:: DATA PROVIDED

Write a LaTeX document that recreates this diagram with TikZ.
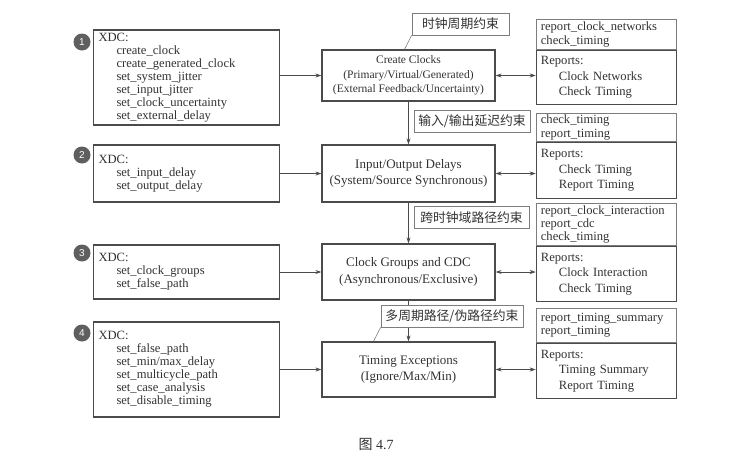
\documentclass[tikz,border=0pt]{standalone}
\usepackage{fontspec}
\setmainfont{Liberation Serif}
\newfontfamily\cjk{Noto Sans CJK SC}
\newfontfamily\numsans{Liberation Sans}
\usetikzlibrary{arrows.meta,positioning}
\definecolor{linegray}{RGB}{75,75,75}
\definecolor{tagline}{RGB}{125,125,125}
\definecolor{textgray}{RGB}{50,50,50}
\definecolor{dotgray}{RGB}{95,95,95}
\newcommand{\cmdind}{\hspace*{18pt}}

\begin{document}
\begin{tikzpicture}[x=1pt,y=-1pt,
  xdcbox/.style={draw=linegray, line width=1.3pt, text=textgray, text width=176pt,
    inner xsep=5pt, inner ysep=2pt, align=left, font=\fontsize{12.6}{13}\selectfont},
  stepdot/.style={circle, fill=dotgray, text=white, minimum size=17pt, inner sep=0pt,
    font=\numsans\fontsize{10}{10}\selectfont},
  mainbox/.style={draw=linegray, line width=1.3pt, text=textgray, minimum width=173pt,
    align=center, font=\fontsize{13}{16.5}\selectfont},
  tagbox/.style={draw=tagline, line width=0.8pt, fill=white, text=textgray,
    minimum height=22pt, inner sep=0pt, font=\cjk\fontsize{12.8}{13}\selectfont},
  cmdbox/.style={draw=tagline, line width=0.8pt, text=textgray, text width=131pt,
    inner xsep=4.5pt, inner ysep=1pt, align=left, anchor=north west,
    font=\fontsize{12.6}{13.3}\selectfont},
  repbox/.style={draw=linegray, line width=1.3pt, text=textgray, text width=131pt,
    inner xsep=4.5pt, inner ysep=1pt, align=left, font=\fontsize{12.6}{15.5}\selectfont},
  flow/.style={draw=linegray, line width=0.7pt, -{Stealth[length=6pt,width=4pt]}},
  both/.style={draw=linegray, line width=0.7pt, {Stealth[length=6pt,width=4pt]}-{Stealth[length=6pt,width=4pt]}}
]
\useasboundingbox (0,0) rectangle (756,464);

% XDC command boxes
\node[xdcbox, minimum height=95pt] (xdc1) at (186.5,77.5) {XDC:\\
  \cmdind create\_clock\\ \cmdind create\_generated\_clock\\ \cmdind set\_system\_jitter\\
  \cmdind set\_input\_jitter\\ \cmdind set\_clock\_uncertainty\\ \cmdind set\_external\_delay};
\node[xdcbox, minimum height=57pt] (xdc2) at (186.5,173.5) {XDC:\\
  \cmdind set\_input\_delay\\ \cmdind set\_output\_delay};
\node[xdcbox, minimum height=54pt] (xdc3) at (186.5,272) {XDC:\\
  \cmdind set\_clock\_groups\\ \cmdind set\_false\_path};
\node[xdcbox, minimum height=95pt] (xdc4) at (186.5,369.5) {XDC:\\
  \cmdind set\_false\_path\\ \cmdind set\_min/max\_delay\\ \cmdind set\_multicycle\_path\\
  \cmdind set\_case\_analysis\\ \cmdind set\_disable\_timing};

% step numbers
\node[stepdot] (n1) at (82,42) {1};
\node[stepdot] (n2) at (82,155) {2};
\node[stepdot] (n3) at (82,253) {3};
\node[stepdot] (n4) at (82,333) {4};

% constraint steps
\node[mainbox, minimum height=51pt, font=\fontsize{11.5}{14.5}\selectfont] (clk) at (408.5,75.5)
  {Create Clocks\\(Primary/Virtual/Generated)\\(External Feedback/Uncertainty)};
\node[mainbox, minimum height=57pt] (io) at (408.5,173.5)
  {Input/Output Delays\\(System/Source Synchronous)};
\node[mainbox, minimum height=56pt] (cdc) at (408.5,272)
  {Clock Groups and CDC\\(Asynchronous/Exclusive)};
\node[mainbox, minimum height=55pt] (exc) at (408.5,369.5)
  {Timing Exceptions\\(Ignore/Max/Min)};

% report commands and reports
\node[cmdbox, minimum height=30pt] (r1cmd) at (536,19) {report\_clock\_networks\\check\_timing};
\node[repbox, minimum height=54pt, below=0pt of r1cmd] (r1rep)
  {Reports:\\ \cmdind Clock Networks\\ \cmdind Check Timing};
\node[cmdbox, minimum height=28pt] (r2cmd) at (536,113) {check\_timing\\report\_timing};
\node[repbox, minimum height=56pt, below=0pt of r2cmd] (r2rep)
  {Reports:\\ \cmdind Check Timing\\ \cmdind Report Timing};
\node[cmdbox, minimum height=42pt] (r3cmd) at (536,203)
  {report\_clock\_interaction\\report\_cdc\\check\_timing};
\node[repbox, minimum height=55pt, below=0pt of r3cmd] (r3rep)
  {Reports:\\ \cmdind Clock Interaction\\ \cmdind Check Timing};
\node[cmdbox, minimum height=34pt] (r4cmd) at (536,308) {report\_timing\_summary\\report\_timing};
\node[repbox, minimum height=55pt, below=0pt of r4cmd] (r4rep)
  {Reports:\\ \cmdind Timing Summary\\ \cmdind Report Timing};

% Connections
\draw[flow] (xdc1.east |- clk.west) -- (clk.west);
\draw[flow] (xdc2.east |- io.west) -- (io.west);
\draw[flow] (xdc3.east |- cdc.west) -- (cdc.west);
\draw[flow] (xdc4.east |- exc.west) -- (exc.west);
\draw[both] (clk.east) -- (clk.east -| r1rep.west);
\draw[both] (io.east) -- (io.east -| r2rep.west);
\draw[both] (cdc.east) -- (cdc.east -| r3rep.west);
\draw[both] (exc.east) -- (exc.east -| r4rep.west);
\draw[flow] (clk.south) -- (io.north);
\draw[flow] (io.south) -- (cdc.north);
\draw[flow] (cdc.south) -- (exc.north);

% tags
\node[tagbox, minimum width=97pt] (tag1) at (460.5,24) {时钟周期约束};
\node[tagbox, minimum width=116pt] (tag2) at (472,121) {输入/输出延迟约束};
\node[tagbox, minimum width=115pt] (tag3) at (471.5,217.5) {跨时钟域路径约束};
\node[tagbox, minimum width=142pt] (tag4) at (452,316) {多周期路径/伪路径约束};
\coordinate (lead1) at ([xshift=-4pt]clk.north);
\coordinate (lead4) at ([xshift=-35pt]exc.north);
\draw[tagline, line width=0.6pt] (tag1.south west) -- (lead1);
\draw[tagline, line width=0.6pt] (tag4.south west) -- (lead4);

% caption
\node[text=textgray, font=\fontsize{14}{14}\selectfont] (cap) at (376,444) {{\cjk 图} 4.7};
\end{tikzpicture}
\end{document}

::::

▸ SHORT TASK
Copy all the data exactly as written, but skip any picture.

▸ EXERCISE SOLUTION
Write a LaTeX document that recreates this diagram with TikZ.
\documentclass[tikz,border=0pt]{standalone}
\usepackage{fontspec}
\setmainfont{Liberation Serif}
\newfontfamily\cjk{Noto Sans CJK SC}
\newfontfamily\numsans{Liberation Sans}
\usetikzlibrary{arrows.meta,positioning}
\definecolor{linegray}{RGB}{75,75,75}
\definecolor{tagline}{RGB}{125,125,125}
\definecolor{textgray}{RGB}{50,50,50}
\definecolor{dotgray}{RGB}{95,95,95}
\newcommand{\cmdind}{\hspace*{18pt}}

\begin{document}
\begin{tikzpicture}[x=1pt,y=-1pt,
  xdcbox/.style={draw=linegray, line width=1.3pt, text=textgray, text width=176pt,
    inner xsep=5pt, inner ysep=2pt, align=left, font=\fontsize{12.6}{13}\selectfont},
  stepdot/.style={circle, fill=dotgray, text=white, minimum size=17pt, inner sep=0pt,
    font=\numsans\fontsize{10}{10}\selectfont},
  mainbox/.style={draw=linegray, line width=1.3pt, text=textgray, minimum width=173pt,
    align=center, font=\fontsize{13}{16.5}\selectfont},
  tagbox/.style={draw=tagline, line width=0.8pt, fill=white, text=textgray,
    minimum height=22pt, inner sep=0pt, font=\cjk\fontsize{12.8}{13}\selectfont},
  cmdbox/.style={draw=tagline, line width=0.8pt, text=textgray, text width=131pt,
    inner xsep=4.5pt, inner ysep=1pt, align=left, anchor=north west,
    font=\fontsize{12.6}{13.3}\selectfont},
  repbox/.style={draw=linegray, line width=1.3pt, text=textgray, text width=131pt,
    inner xsep=4.5pt, inner ysep=1pt, align=left, font=\fontsize{12.6}{15.5}\selectfont},
  flow/.style={draw=linegray, line width=0.7pt, -{Stealth[length=6pt,width=4pt]}},
  both/.style={draw=linegray, line width=0.7pt, {Stealth[length=6pt,width=4pt]}-{Stealth[length=6pt,width=4pt]}}
]
\useasboundingbox (0,0) rectangle (756,464);

% XDC command boxes
\node[xdcbox, minimum height=95pt] (xdc1) at (186.5,77.5) {XDC:\\
  \cmdind create\_clock\\ \cmdind create\_generated\_clock\\ \cmdind set\_system\_jitter\\
  \cmdind set\_input\_jitter\\ \cmdind set\_clock\_uncertainty\\ \cmdind set\_external\_delay};
\node[xdcbox, minimum height=57pt] (xdc2) at (186.5,173.5) {XDC:\\
  \cmdind set\_input\_delay\\ \cmdind set\_output\_delay};
\node[xdcbox, minimum height=54pt] (xdc3) at (186.5,272) {XDC:\\
  \cmdind set\_clock\_groups\\ \cmdind set\_false\_path};
\node[xdcbox, minimum height=95pt] (xdc4) at (186.5,369.5) {XDC:\\
  \cmdind set\_false\_path\\ \cmdind set\_min/max\_delay\\ \cmdind set\_multicycle\_path\\
  \cmdind set\_case\_analysis\\ \cmdind set\_disable\_timing};

% step numbers
\node[stepdot] (n1) at (82,42) {1};
\node[stepdot] (n2) at (82,155) {2};
\node[stepdot] (n3) at (82,253) {3};
\node[stepdot] (n4) at (82,333) {4};

% constraint steps
\node[mainbox, minimum height=51pt, font=\fontsize{11.5}{14.5}\selectfont] (clk) at (408.5,75.5)
  {Create Clocks\\(Primary/Virtual/Generated)\\(External Feedback/Uncertainty)};
\node[mainbox, minimum height=57pt] (io) at (408.5,173.5)
  {Input/Output Delays\\(System/Source Synchronous)};
\node[mainbox, minimum height=56pt] (cdc) at (408.5,272)
  {Clock Groups and CDC\\(Asynchronous/Exclusive)};
\node[mainbox, minimum height=55pt] (exc) at (408.5,369.5)
  {Timing Exceptions\\(Ignore/Max/Min)};

% report commands and reports
\node[cmdbox, minimum height=30pt] (r1cmd) at (536,19) {report\_clock\_networks\\check\_timing};
\node[repbox, minimum height=54pt, below=0pt of r1cmd] (r1rep)
  {Reports:\\ \cmdind Clock Networks\\ \cmdind Check Timing};
\node[cmdbox, minimum height=28pt] (r2cmd) at (536,113) {check\_timing\\report\_timing};
\node[repbox, minimum height=56pt, below=0pt of r2cmd] (r2rep)
  {Reports:\\ \cmdind Check Timing\\ \cmdind Report Timing};
\node[cmdbox, minimum height=42pt] (r3cmd) at (536,203)
  {report\_clock\_interaction\\report\_cdc\\check\_timing};
\node[repbox, minimum height=55pt, below=0pt of r3cmd] (r3rep)
  {Reports:\\ \cmdind Clock Interaction\\ \cmdind Check Timing};
\node[cmdbox, minimum height=34pt] (r4cmd) at (536,308) {report\_timing\_summary\\report\_timing};
\node[repbox, minimum height=55pt, below=0pt of r4cmd] (r4rep)
  {Reports:\\ \cmdind Timing Summary\\ \cmdind Report Timing};

% Connections
\draw[flow] (xdc1.east |- clk.west) -- (clk.west);
\draw[flow] (xdc2.east |- io.west) -- (io.west);
\draw[flow] (xdc3.east |- cdc.west) -- (cdc.west);
\draw[flow] (xdc4.east |- exc.west) -- (exc.west);
\draw[both] (clk.east) -- (clk.east -| r1rep.west);
\draw[both] (io.east) -- (io.east -| r2rep.west);
\draw[both] (cdc.east) -- (cdc.east -| r3rep.west);
\draw[both] (exc.east) -- (exc.east -| r4rep.west);
\draw[flow] (clk.south) -- (io.north);
\draw[flow] (io.south) -- (cdc.north);
\draw[flow] (cdc.south) -- (exc.north);

% tags
\node[tagbox, minimum width=97pt] (tag1) at (460.5,24) {时钟周期约束};
\node[tagbox, minimum width=116pt] (tag2) at (472,121) {输入/输出延迟约束};
\node[tagbox, minimum width=115pt] (tag3) at (471.5,217.5) {跨时钟域路径约束};
\node[tagbox, minimum width=142pt] (tag4) at (452,316) {多周期路径/伪路径约束};
\coordinate (lead1) at ([xshift=-4pt]clk.north);
\coordinate (lead4) at ([xshift=-35pt]exc.north);
\draw[tagline, line width=0.6pt] (tag1.south west) -- (lead1);
\draw[tagline, line width=0.6pt] (tag4.south west) -- (lead4);

% caption
\node[text=textgray, font=\fontsize{14}{14}\selectfont] (cap) at (376,444) {{\cjk 图} 4.7};
\end{tikzpicture}
\end{document}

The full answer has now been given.